TCHS began the second half in strong fashion and took its biggest lead to that point at 38-27 on an Ethan Rosenau trey at the 5:07 mark.

The Panthers fought back over the remainder of the quarter and pulled to within 43-39 on Buddy Marcum’s conventional three-point play 32 seconds before the start of the fourth.

A key basket from Bennett in response allowed Tucker to hold a six-point lead with 8 minutes remaining.

Tug Valley ran off seven straight points to start the fourth for its first lead since the opening half. That stretch featured back-to-back layups from Marcum and a conventional three-point play from Ferris, a freshman.

But immediately after gaining a one-point lead, the Panthers allowed the Mountain Lions to score nine straight points, putting Tucker on top to stay.

That stretch began with Bennett’s second-chance basket, and Bonner followed with a bucket at the 5:47 mark. Another second-chance basket from Ashton Lycliter made it 51-46, before Rosenau canned a triple.

Parker Davis’ three in response momentarily stopped the momentum for Tucker, but Maddox Anderson countered by connecting from long range, allowing the Mountain Lions to again lead by eight.

“A very, tough physical game. Give Tucker all the credit,” Thompson said. “They’re a very tough basketball team. They hit a lot of big threes but that’s what well-rounded teams do.”

Tug Valley got as close as five when Marcum scored inside with 2:14 left, but the Panthers never made another field goal, and the Mountain Lions got a critical second-chance bucket from Lycliter after he offensive rebounded a missed free throw and put it back in with 1:47 left for a 63-55 lead. 

“We tell our big guys all the time there’s a good chance we’re going to miss, you better go get it,” Helmick said. “They went and got it.”

Another Lycliter layup 32 seconds later helped seal the verdict, allowing the Mountain Lions to move on to a state title game for the first time since 2004.

“I knew we’d get better,” Helmick said of the Mountain Lions, who won four games three seasons ago. “But I didn’t know in four years we’d get to the state final.”

Bonner scored a game-high 22 points and made 10-of-15 shots. Bennett added 13 to go with seven rebounds. Rosenau scored 11 off the bench and made three of his team’s seven triples, playing a pivotal part in the Mountain Lions outscoring the Panthers by 15 points from behind the arc.

“You have to guard him. He’s done a heck of a job. He’s a tough kid. He doesn’t get rattled and if you leave him open, he’s going to make most of them,” Helmick said. “A big lift off the bench.”

Lycliter made it a fourth double-figure scorer with 10 points and he led all players with 10 boards.

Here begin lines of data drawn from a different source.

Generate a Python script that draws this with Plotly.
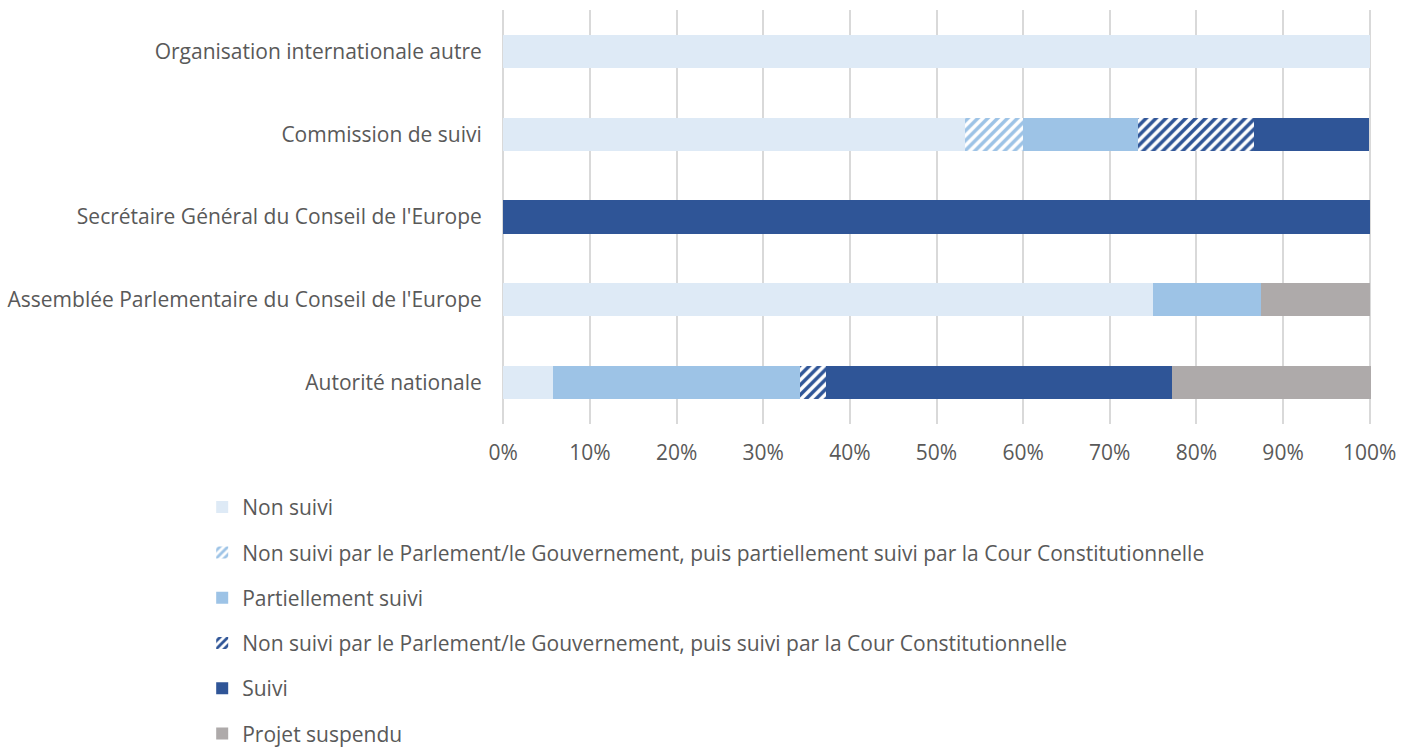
import plotly.graph_objects as go

# Categories, listed bottom-to-top as they appear on the y axis
categories = [
    "Autorité nationale",
    "Assemblée Parlementaire du Conseil de l'Europe",
    "Secrétaire Général du Conseil de l'Europe",
    "Commission de suivi",
    "Organisation internationale autre",
]

# Share of recommendations (%) per outcome
non_suivi = [5.7, 75.0, 0.0, 53.3, 100.0]
non_suivi_cour_partiel = [0.0, 0.0, 0.0, 6.7, 0.0]
partiellement_suivi = [28.6, 12.5, 0.0, 13.3, 0.0]
non_suivi_cour_suivi = [2.9, 0.0, 0.0, 13.3, 0.0]
suivi = [40.0, 0.0, 100.0, 13.3, 0.0]
projet_suspendu = [22.9, 12.5, 0.0, 0.0, 0.0]

tick_values = [0, 10, 20, 30, 40, 50, 60, 70, 80, 90, 100]
tick_labels = ["0%", "10%", "20%", "30%", "40%", "50%", "60%", "70%", "80%", "90%", "100%"]

series = [
    ("Non suivi", non_suivi, "#DEEAF6", None),
    ("Non suivi par le Parlement/le Gouvernement, puis partiellement suivi par la Cour Constitutionnelle",
     non_suivi_cour_partiel, "#9DC3E6", "/"),
    ("Partiellement suivi", partiellement_suivi, "#9DC3E6", None),
    ("Non suivi par le Parlement/le Gouvernement, puis suivi par la Cour Constitutionnelle",
     non_suivi_cour_suivi, "#2F5597", "/"),
    ("Suivi", suivi, "#2F5597", None),
    ("Projet suspendu", projet_suspendu, "#AEAAAA", None),
]

FONT = "Open Sans, Segoe UI, sans-serif"
TEXT = "#595959"

fig = go.Figure()
for i, (name, vals, color, shape) in enumerate(series):
    marker = dict(color=color, line=dict(width=0))
    if shape:
        marker["pattern"] = dict(shape=shape, fgcolor=color, bgcolor="white",
                                 size=7, solidity=0.5, fillmode="replace")
    fig.add_trace(go.Bar(
        y=categories, x=vals, name=name, orientation="h",
        marker=marker, width=0.4, legendgroup=f"g{i}",
    ))

fig.update_layout(
    barmode="stack",
    width=1417, height=747,
    margin=dict(l=502, r=46, t=10, b=323, autoexpand=False),
    paper_bgcolor="white", plot_bgcolor="white",
    font=dict(family=FONT, size=21, color=TEXT),
    showlegend=True,
    legend=dict(
        orientation="v", traceorder="grouped", tracegroupgap=15,
        x=-0.345, y=-0.152, xanchor="left", yanchor="top",
        font=dict(family=FONT, size=21, color=TEXT),
        itemwidth=30,
    ),
    xaxis=dict(
        # small padding so the 0% and 100% gridlines stay visible
        range=[-0.15, 100.15], tickvals=tick_values, ticktext=tick_labels,
        showgrid=True, gridcolor="#D9D9D9", gridwidth=2,
        zeroline=False, showline=False, ticks="outside", ticklen=10,
        tickcolor="rgba(0,0,0,0)",
        automargin=False,
    ),
    yaxis=dict(
        categoryorder="array", categoryarray=categories,
        showgrid=False, showline=False, ticks="outside", ticklen=15,
        tickcolor="rgba(0,0,0,0)", automargin=False,
    ),
)

fig.write_html("out.html")
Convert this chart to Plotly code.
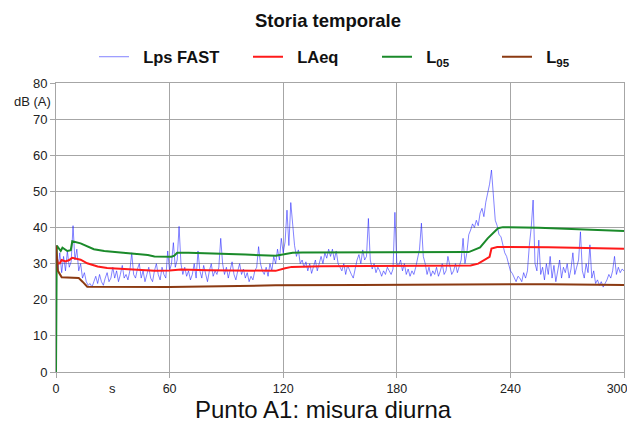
import plotly.graph_objects as go

# Time axis (s) for the fast level, 1 s resolution
t_fast = list(range(0, 301))
lps_fast = [
    35, 28, 33, 27.5, 32, 28, 33.5, 29, 30.5, 40.5,
    31, 34, 28, 30, 26, 27.5, 25, 24, 24.5, 23.5,
    25, 26.5, 24.5, 27, 25, 24, 26, 27.5, 25, 26,
    29, 26, 28, 25, 27, 29.5, 26, 27, 25.5, 28,
    33, 27, 26, 28.5, 30, 26, 28, 25, 27, 29,
    26, 25, 28, 30, 27, 25.5, 29, 27, 26, 33.5,
    28, 30, 35.8, 29, 31, 40.3, 30, 27, 29, 26.5,
    28, 25.5, 27, 30, 26, 33.5, 28, 26, 29.5, 27,
    25, 28, 30, 26.5, 28, 27, 29, 37, 30, 27,
    29, 26, 28, 30.5, 27, 25.5, 28, 30, 27, 28.5,
    26, 27.5, 25, 26.5, 25.5, 28, 29, 34.7, 30, 28,
    27, 29, 26.5, 30, 28, 32, 30, 34, 31, 37,
    33, 36, 44.8, 35, 46.9, 40, 35, 32, 33.8, 30,
    31, 29, 30.5, 28, 30, 27.3, 29, 31, 28, 30,
    32, 30, 33, 31.5, 34, 32, 34, 31, 33.5, 30,
    29, 28, 30, 27, 29.5, 28, 27, 26, 29, 31,
    32.5, 30, 33.8, 31, 32, 42.5, 31, 28.5, 30, 27.5,
    29, 28, 26.5, 28, 27, 29, 28, 27, 28.5, 44.2,
    30, 29.5, 31, 28, 30, 27, 28.5, 26.5, 28, 27,
    29, 31.5, 34, 41.2, 32, 30, 27, 29, 26.5, 28,
    27, 29, 26.5, 28, 30, 27, 28, 32, 29, 27,
    28, 30, 27.5, 29, 31, 37, 30, 33, 38, 39.3,
    41, 40, 42, 40.5, 44, 45.3, 43, 47, 49.5, 52,
    55.9, 49.5, 42, 40.5, 38, 37.5, 35, 33, 32, 29.5,
    28, 27.3, 26, 25, 26.5, 26, 25, 27.5, 26, 28,
    35, 40, 47.6, 30, 28, 36.5, 27, 29, 25.5, 30,
    27, 32, 26, 29.5, 25, 28, 31, 26, 29, 27.5,
    30, 26, 28.5, 33, 27, 29, 31, 38.8, 28, 26,
    30, 27.5, 35.2, 26, 28, 24.5, 25.5, 24, 25, 23.5,
    24.5, 25.5, 27, 26, 28, 32, 27, 29, 27.5, 28.5,
    28,
]

# LAeq (running)
t_laeq = [0, 1, 2, 3, 5, 7, 8.5, 10, 13, 16.5, 22, 27, 34, 52, 60, 66, 80, 100, 116, 121, 124.5, 140, 160, 200, 219, 223, 226, 229, 230, 233, 260, 300]
laeq = [33, 30, 30.1, 31, 30.6, 31, 31.6, 31.4, 31.1, 30.1, 29.2, 28.8, 28.6, 28.0, 28.1, 28.4, 28.2, 28.0, 28.0, 28.7, 29.1, 29.3, 29.4, 29.4, 29.5, 30.0, 31.0, 31.9, 34.2, 34.6, 34.5, 34.1]

# L05
t_l05 = [0, 0.4, 2.5, 3.4, 6, 7.8, 8.6, 13, 20, 25.5, 34, 48.5, 52, 55, 61, 62.5, 64, 70, 90, 100, 116, 125, 130, 150, 200, 218, 224, 228, 233.5, 236, 255, 300]
l05 = [0, 35, 33.5, 34.4, 33.5, 33.7, 36.2, 35.6, 34.0, 33.5, 33.1, 32.4, 32.0, 31.9, 31.9, 32.2, 33.0, 33.0, 32.8, 32.5, 32.2, 33.0, 33.1, 33.1, 33.1, 33.2, 34.5, 37.0, 39.8, 40.1, 39.9, 39.0]

# L95
t_l95 = [0, 1, 3, 10, 12, 14, 16.5, 60, 100, 116, 160, 208, 230, 260, 300]
l95 = [35, 28, 26.2, 26.2, 26.0, 25.0, 23.6, 23.5, 23.8, 24.0, 24.1, 24.2, 24.4, 24.3, 24.1]

series_names = ["Lps FAST", "LAeq", "L<sub>05</sub>", "L<sub>95</sub>"]
x_ticks = [0, 60, 120, 180, 240, 300]
x_tick_labels = ["0", "60", "120", "180", "240", "300"]
y_ticks = [0, 10, 20, 30, 40, 50, 60, 70, 80]

FONT = "Liberation Sans, Arial, sans-serif"
GRID = "#a6a6a6"

# page body has an 8 px margin: figure is drawn 8 px in from the window corner
W, H = 627, 415
L, R, T, B = 48, 11, 75, 51
PW, PH = W - L - R, H - T - B

colors = ["rgba(30,30,255,0.55)", "#ff1a1a", "#1a8a2a", "#8b3a12"]
widths = [1, 2, 2, 2]
xs = [t_fast, t_laeq, t_l05, t_l95]
ys = [lps_fast, laeq, l05, l95]
legend_ids = ["legend", "legend2", "legend3", "legend4"]
legend_left_px = [86, 240, 369, 489]  # figure px of each legend box

fig = go.Figure()
for i in range(4):
    fig.add_trace(go.Scatter(x=xs[i], y=ys[i], mode="lines",
                             name="\u00a0\u00a0<b>" + series_names[i] + "</b>",
                             legend=legend_ids[i],
                             line=dict(color=colors[i], width=widths[i])))

legend_style = dict(orientation="h", xanchor="left", y=(H - B - 49) / PH, yanchor="middle",
                    font=dict(size=16.5, family=FONT, color="#111"),
                    bgcolor="rgba(0,0,0,0)", itemwidth=30)

# last tick label padded so it stays inside the visible page
shown_x_labels = x_tick_labels[:-1] + [x_tick_labels[-1] + "\u00a0\u00a0\u00a0\u00a0"]

fig.update_layout(
    width=W, height=H,
    margin=dict(l=L, r=R, t=T, b=B, autoexpand=False),
    paper_bgcolor="white", plot_bgcolor="white",
    font=dict(family=FONT, color="#111111"),
    title=dict(text="<b>Storia temporale</b>", x=(328 - 8) / W, xanchor="center",
               y=1 - 13 / H, yanchor="middle", font=dict(size=18.5, family=FONT, color="#111")),
    showlegend=True,
    xaxis=dict(range=[0, 300], tickvals=x_ticks, ticktext=shown_x_labels,
               ticklabeloverflow="allow",
               showgrid=True, gridcolor=GRID, gridwidth=1,
               showline=True, linecolor=GRID, mirror=True,
               ticks="outside", ticklen=5, tickcolor=GRID,
               tickfont=dict(size=12.5, family=FONT, color="#222"), zeroline=False),
    yaxis=dict(range=[0, 80], tickvals=y_ticks,
               showgrid=True, gridcolor=GRID, gridwidth=1,
               showline=True, linecolor=GRID, mirror=True,
               ticks="outside", ticklen=5, tickcolor=GRID,
               tickfont=dict(size=13, family=FONT, color="#222"), zeroline=False),
)
for lid, lx in zip(legend_ids, legend_left_px):
    fig.update_layout({lid: dict(legend_style, x=(lx - L) / PW)})

fig.add_annotation(text="dB (A)", xref="paper", yref="paper", x=-0.005, y=0.935,
                   xanchor="right", yanchor="middle", showarrow=False,
                   font=dict(size=13, family=FONT, color="#222"))
fig.add_annotation(text="s", xref="x", yref="paper", x=30, y=0, yshift=-16,
                   xanchor="center", yanchor="middle", showarrow=False,
                   font=dict(size=13, family=FONT, color="#222"))
fig.add_annotation(text="Punto A1: misura diurna", xref="paper", yref="paper",
                   x=(323 - 8 - L) / PW, y=0, yshift=-37, xanchor="center", yanchor="middle",
                   showarrow=False, font=dict(size=24, family=FONT, color="#111"))

fig.write_html("out.html")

“We personally think we have three of the better bigs in the state so it helps a lot practicing against other good bigs,” Lycliter said. “It prepares you for these moments.”

The Panthers also had four double-figure scorers with Marcum’s 13 points a team high. He also led Tug Valley with seven rebounds.

Ferris (12), Joey Gollihue (11) and Parker Davis (10) followed Marcum in scoring.

“I’d say it’s the most physical game I’ve played all year,” Marcum said. “Lycliter is tough and a good opponent. Probably one of the strongest boys I’ve gone up against in my entire career.”

Tucker shot 26 for 47 overall to Tug Valley’s 38 percent at 19 for 50.

Of the six Mountain Lions to make multiple field goals, at least five shot 50 percent or better.

“They were very physical. Lycliter is a man amongst boys in there,” Thompson said. “They did hammer us inside.”